The vice chancellor, Ahmadu Bello University, (ABU) Zaria, Prof Ibrahim Garba has posited that the nation’s institutions are not ranked among the best in the world because the sector cannot be separated from the rot confronting the country.

Garba maintained that despite the increased number of universities, none can be ranked among the best as the institutions are part of the mess enveloping the society.

“The way we are going, Nigerian universities cannot be ranked among the best universities in the world, because you cannot remove them from the mess that surrounds the nation, they are part of it. If not for the grace of God and resilience, universities in the country would have been gone,” he said.

Speaking at a press briefing organised as part of activities to mark the 40th convocation of ABU, the vice chancellor blamed under performance of Nigerian universities and their inability to compete with their contemporaries across the world on government’s poor educational policies and improper funding of the sector.

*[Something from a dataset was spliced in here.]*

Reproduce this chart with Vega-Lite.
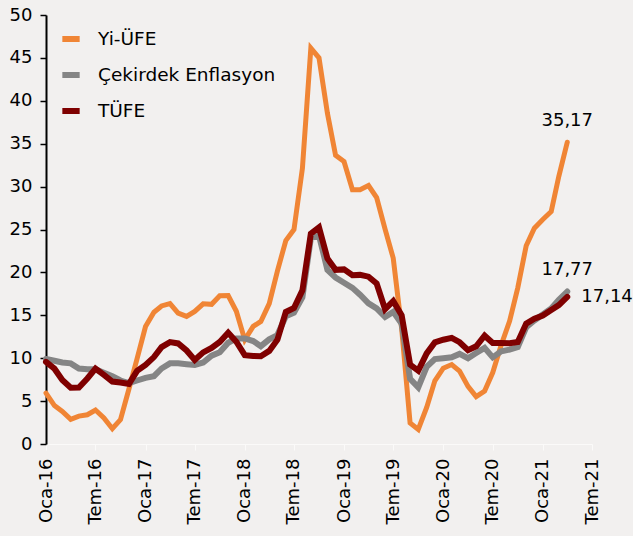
{
  "$schema": "https://vega.github.io/schema/vega-lite/v6.json",
  "autosize": "none",
  "width": 546,
  "height": 429,
  "padding": {"left": 46, "top": 15, "right": 41, "bottom": 92},
  "background": "#f2f0ef",
  "config": {
    "view": {"stroke": null},
    "font": "DejaVu Sans",
    "locale": {
      "number": {"decimal": ",", "thousands": ".", "grouping": [3], "currency": ["", " TL"]},
      "time": {
        "dateTime": "%a %e %b %X %Y",
        "date": "%d.%m.%Y",
        "time": "%H:%M:%S",
        "periods": ["ÖÖ", "ÖS"],
        "days": ["Pazar", "Pazartesi", "Salı", "Çarşamba", "Perşembe", "Cuma", "Cumartesi"],
        "shortDays": ["Paz", "Pzt", "Sal", "Çar", "Per", "Cum", "Cmt"],
        "months": ["Ocak", "Şubat", "Mart", "Nisan", "Mayıs", "Haziran", "Temmuz", "Ağustos", "Eylül", "Ekim", "Kasım", "Aralık"],
        "shortMonths": ["Oca", "Şub", "Mar", "Nis", "May", "Haz", "Tem", "Ağu", "Eyl", "Eki", "Kas", "Ara"]
      }
    }
  },
  "data": {
    "values": [
      {"date": "2016-01", "Yi-ÜFE": 5.94, "Çekirdek Enflasyon": 9.9, "TÜFE": 9.58},
      {"date": "2016-02", "Yi-ÜFE": 4.48, "Çekirdek Enflasyon": 9.7, "TÜFE": 8.78},
      {"date": "2016-03", "Yi-ÜFE": 3.80, "Çekirdek Enflasyon": 9.5, "TÜFE": 7.46},
      {"date": "2016-04", "Yi-ÜFE": 2.87, "Çekirdek Enflasyon": 9.4, "TÜFE": 6.57},
      {"date": "2016-05", "Yi-ÜFE": 3.25, "Çekirdek Enflasyon": 8.8, "TÜFE": 6.58},
      {"date": "2016-06", "Yi-ÜFE": 3.41, "Çekirdek Enflasyon": 8.7, "TÜFE": 7.64},
      {"date": "2016-07", "Yi-ÜFE": 3.96, "Çekirdek Enflasyon": 8.7, "TÜFE": 8.79},
      {"date": "2016-08", "Yi-ÜFE": 3.03, "Çekirdek Enflasyon": 8.3, "TÜFE": 8.05},
      {"date": "2016-09", "Yi-ÜFE": 1.78, "Çekirdek Enflasyon": 7.9, "TÜFE": 7.28},
      {"date": "2016-10", "Yi-ÜFE": 2.84, "Çekirdek Enflasyon": 7.4, "TÜFE": 7.16},
      {"date": "2016-11", "Yi-ÜFE": 6.41, "Çekirdek Enflasyon": 7.1, "TÜFE": 7.00},
      {"date": "2016-12", "Yi-ÜFE": 9.94, "Çekirdek Enflasyon": 7.4, "TÜFE": 8.53},
      {"date": "2017-01", "Yi-ÜFE": 13.69, "Çekirdek Enflasyon": 7.7, "TÜFE": 9.22},
      {"date": "2017-02", "Yi-ÜFE": 15.36, "Çekirdek Enflasyon": 7.9, "TÜFE": 10.13},
      {"date": "2017-03", "Yi-ÜFE": 16.09, "Çekirdek Enflasyon": 8.8, "TÜFE": 11.29},
      {"date": "2017-04", "Yi-ÜFE": 16.37, "Çekirdek Enflasyon": 9.4, "TÜFE": 11.87},
      {"date": "2017-05", "Yi-ÜFE": 15.26, "Çekirdek Enflasyon": 9.4, "TÜFE": 11.72},
      {"date": "2017-06", "Yi-ÜFE": 14.87, "Çekirdek Enflasyon": 9.3, "TÜFE": 10.90},
      {"date": "2017-07", "Yi-ÜFE": 15.45, "Çekirdek Enflasyon": 9.2, "TÜFE": 9.79},
      {"date": "2017-08", "Yi-ÜFE": 16.34, "Çekirdek Enflasyon": 9.5, "TÜFE": 10.68},
      {"date": "2017-09", "Yi-ÜFE": 16.28, "Çekirdek Enflasyon": 10.3, "TÜFE": 11.20},
      {"date": "2017-10", "Yi-ÜFE": 17.28, "Çekirdek Enflasyon": 10.7, "TÜFE": 11.90},
      {"date": "2017-11", "Yi-ÜFE": 17.30, "Çekirdek Enflasyon": 11.8, "TÜFE": 12.98},
      {"date": "2017-12", "Yi-ÜFE": 15.47, "Çekirdek Enflasyon": 12.3, "TÜFE": 11.92},
      {"date": "2018-01", "Yi-ÜFE": 12.14, "Çekirdek Enflasyon": 12.3, "TÜFE": 10.35},
      {"date": "2018-02", "Yi-ÜFE": 13.71, "Çekirdek Enflasyon": 12.0, "TÜFE": 10.26},
      {"date": "2018-03", "Yi-ÜFE": 14.28, "Çekirdek Enflasyon": 11.4, "TÜFE": 10.23},
      {"date": "2018-04", "Yi-ÜFE": 16.37, "Çekirdek Enflasyon": 12.2, "TÜFE": 10.85},
      {"date": "2018-05", "Yi-ÜFE": 20.16, "Çekirdek Enflasyon": 12.7, "TÜFE": 12.15},
      {"date": "2018-06", "Yi-ÜFE": 23.71, "Çekirdek Enflasyon": 14.9, "TÜFE": 15.39},
      {"date": "2018-07", "Yi-ÜFE": 25.00, "Çekirdek Enflasyon": 15.3, "TÜFE": 15.85},
      {"date": "2018-08", "Yi-ÜFE": 32.13, "Çekirdek Enflasyon": 17.1, "TÜFE": 17.90},
      {"date": "2018-09", "Yi-ÜFE": 46.15, "Çekirdek Enflasyon": 24.0, "TÜFE": 24.52},
      {"date": "2018-10", "Yi-ÜFE": 45.01, "Çekirdek Enflasyon": 24.3, "TÜFE": 25.24},
      {"date": "2018-11", "Yi-ÜFE": 38.54, "Çekirdek Enflasyon": 20.3, "TÜFE": 21.62},
      {"date": "2018-12", "Yi-ÜFE": 33.64, "Çekirdek Enflasyon": 19.4, "TÜFE": 20.30},
      {"date": "2019-01", "Yi-ÜFE": 32.93, "Çekirdek Enflasyon": 18.8, "TÜFE": 20.35},
      {"date": "2019-02", "Yi-ÜFE": 29.64, "Çekirdek Enflasyon": 18.2, "TÜFE": 19.67},
      {"date": "2019-03", "Yi-ÜFE": 29.64, "Çekirdek Enflasyon": 17.4, "TÜFE": 19.71},
      {"date": "2019-04", "Yi-ÜFE": 30.12, "Çekirdek Enflasyon": 16.4, "TÜFE": 19.50},
      {"date": "2019-05", "Yi-ÜFE": 28.71, "Çekirdek Enflasyon": 15.8, "TÜFE": 18.71},
      {"date": "2019-06", "Yi-ÜFE": 25.04, "Çekirdek Enflasyon": 14.8, "TÜFE": 15.72},
      {"date": "2019-07", "Yi-ÜFE": 21.66, "Çekirdek Enflasyon": 15.4, "TÜFE": 16.65},
      {"date": "2019-08", "Yi-ÜFE": 13.45, "Çekirdek Enflasyon": 14.0, "TÜFE": 15.01},
      {"date": "2019-09", "Yi-ÜFE": 2.45, "Çekirdek Enflasyon": 7.6, "TÜFE": 9.26},
      {"date": "2019-10", "Yi-ÜFE": 1.70, "Çekirdek Enflasyon": 6.6, "TÜFE": 8.55},
      {"date": "2019-11", "Yi-ÜFE": 4.26, "Çekirdek Enflasyon": 9.0, "TÜFE": 10.56},
      {"date": "2019-12", "Yi-ÜFE": 7.36, "Çekirdek Enflasyon": 9.9, "TÜFE": 11.84},
      {"date": "2020-01", "Yi-ÜFE": 8.84, "Çekirdek Enflasyon": 10.0, "TÜFE": 12.15},
      {"date": "2020-02", "Yi-ÜFE": 9.26, "Çekirdek Enflasyon": 10.1, "TÜFE": 12.37},
      {"date": "2020-03", "Yi-ÜFE": 8.50, "Çekirdek Enflasyon": 10.5, "TÜFE": 11.86},
      {"date": "2020-04", "Yi-ÜFE": 6.71, "Çekirdek Enflasyon": 10.0, "TÜFE": 10.94},
      {"date": "2020-05", "Yi-ÜFE": 5.53, "Çekirdek Enflasyon": 10.6, "TÜFE": 11.39},
      {"date": "2020-06", "Yi-ÜFE": 6.17, "Çekirdek Enflasyon": 11.2, "TÜFE": 12.62},
      {"date": "2020-07", "Yi-ÜFE": 8.33, "Çekirdek Enflasyon": 10.1, "TÜFE": 11.76},
      {"date": "2020-08", "Yi-ÜFE": 11.53, "Çekirdek Enflasyon": 10.8, "TÜFE": 11.77},
      {"date": "2020-09", "Yi-ÜFE": 14.33, "Çekirdek Enflasyon": 11.0, "TÜFE": 11.75},
      {"date": "2020-10", "Yi-ÜFE": 18.20, "Çekirdek Enflasyon": 11.3, "TÜFE": 11.89},
      {"date": "2020-11", "Yi-ÜFE": 23.11, "Çekirdek Enflasyon": 13.6, "TÜFE": 14.03},
      {"date": "2020-12", "Yi-ÜFE": 25.15, "Çekirdek Enflasyon": 14.4, "TÜFE": 14.60},
      {"date": "2021-01", "Yi-ÜFE": 26.16, "Çekirdek Enflasyon": 15.1, "TÜFE": 14.97},
      {"date": "2021-02", "Yi-ÜFE": 27.09, "Çekirdek Enflasyon": 15.8, "TÜFE": 15.61},
      {"date": "2021-03", "Yi-ÜFE": 31.20, "Çekirdek Enflasyon": 16.8, "TÜFE": 16.19},
      {"date": "2021-04", "Yi-ÜFE": 35.17, "Çekirdek Enflasyon": 17.77, "TÜFE": 17.14}
    ]
  },
  "transform": [
    {"fold": ["Yi-ÜFE", "Çekirdek Enflasyon", "TÜFE"], "as": ["seri", "deger"]}
  ],
  "encoding": {
    "x": {
      "field": "date",
      "type": "temporal",
      "scale": {"type": "utc", "domain": [{"year": 2016, "month": 1, "date": 1, "utc": true}, {"year": 2021, "month": 7, "date": 1, "utc": true}]},
      "axis": {
        "title": null,
        "format": "%b-%y",
        "tickCount": {"interval": "month", "step": 6},
        "labelAngle": -90,
        "labelFont": "DejaVu Sans",
        "labelFontSize": 18,
        "labelColor": "#000000",
        "labelPadding": 8,
        "labelFlush": false,
        "labelOverlap": false,
        "tickSize": 6,
        "tickColor": "#fbfaf9",
        "domainColor": "#fbfaf9",
        "grid": false
      }
    },
    "y": {
      "field": "deger",
      "type": "quantitative",
      "scale": {"domain": [0, 50], "nice": false},
      "axis": {
        "title": null,
        "values": [0, 5, 10, 15, 20, 25, 30, 35, 40, 45, 50],
        "labelFont": "DejaVu Sans",
        "labelFontSize": 18,
        "labelColor": "#000000",
        "labelPadding": 8,
        "labelFlush": false,
        "tickSize": 6,
        "tickColor": "#000000",
        "tickWidth": 1.5,
        "domainColor": "#000000",
        "domainWidth": 2,
        "grid": false
      }
    },
    "color": {
      "field": "seri",
      "type": "nominal",
      "scale": {"domain": ["Yi-ÜFE", "Çekirdek Enflasyon", "TÜFE"], "range": ["#f08535", "#858585", "#7f0000"]},
      "legend": {
        "title": null,
        "orient": "none",
        "legendX": 13,
        "legendY": 12,
        "symbolType": "stroke",
        "symbolStrokeWidth": 6,
        "symbolSize": 300,
        "labelFont": "DejaVu Sans",
        "labelFontSize": 18.5,
        "labelColor": "#000000",
        "labelOffset": 15,
        "labelLimit": 0,
        "rowPadding": 12
      }
    }
  },
  "layer": [
    {
      "transform": [{"filter": "datum.seri === 'Yi-ÜFE'"}],
      "mark": {"type": "line", "strokeWidth": 5, "strokeJoin": "miter", "strokeCap": "round"}
    },
    {
      "transform": [{"filter": "datum.seri === 'Çekirdek Enflasyon'"}],
      "mark": {"type": "line", "strokeWidth": 6, "strokeJoin": "miter", "strokeCap": "round"}
    },
    {
      "transform": [{"filter": "datum.seri === 'TÜFE'"}],
      "mark": {"type": "line", "strokeWidth": 6, "strokeJoin": "miter", "strokeCap": "round"}
    },
    {
      "transform": [{"filter": "datum.seri === 'Yi-ÜFE' && utcyear(datum.date) === 2021 && utcmonth(datum.date) === 3"}],
      "mark": {"type": "text", "align": "center", "baseline": "bottom", "dy": -12, "font": "DejaVu Sans", "fontSize": 18, "color": "#000000"},
      "encoding": {"text": {"field": "deger", "type": "quantitative", "format": ".2f"}, "color": {"value": "#000000"}}
    },
    {
      "transform": [{"filter": "datum.seri === 'Çekirdek Enflasyon' && utcyear(datum.date) === 2021 && utcmonth(datum.date) === 3"}],
      "mark": {"type": "text", "align": "center", "baseline": "bottom", "dy": -13, "font": "DejaVu Sans", "fontSize": 18, "color": "#000000"},
      "encoding": {"text": {"field": "deger", "type": "quantitative", "format": ".2f"}, "color": {"value": "#000000"}}
    },
    {
      "transform": [{"filter": "datum.seri === 'TÜFE' && utcyear(datum.date) === 2021 && utcmonth(datum.date) === 3"}],
      "mark": {"type": "text", "align": "left", "baseline": "middle", "dx": 14, "font": "DejaVu Sans", "fontSize": 18, "color": "#000000"},
      "encoding": {"text": {"field": "deger", "type": "quantitative", "format": ".2f"}, "color": {"value": "#000000"}}
    }
  ]
}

While comparing the level of government’s investment on education to the achievable standard of education in the country, the Vice Chancellor lamented that the ratio of students to lecturers is beyond what Nigerian universities can handle.

According to him, “by design a lecturer is supposed to teach 50 students for quality, and now you give such lecturer three to four hundred students, without increasing his remuneration, welfare or nothing. Not even the teaching support was increased. So naturally, the lecturer would work at the best of his own ability, but certainly you cannot get the same quality products like someone who teaches 50 students.

“And worst still, government has continued to open more universities, as well as license private ones while the existing ones are mot well funded. When ABU is having the challenge of manpower, how do you think other universities would cope in producing qualified graduates?

“Government must be bold to either fund the universities or ask the students to pay. If you don’t do this, there will be no improvement on education. When an undergraduate is paying N20 thousand as charges for the whole year, and government says it has subsidised their fees, but the reverse is the case, and the students want to get a degree that is equivalent to that of Oxford University, is this realistic?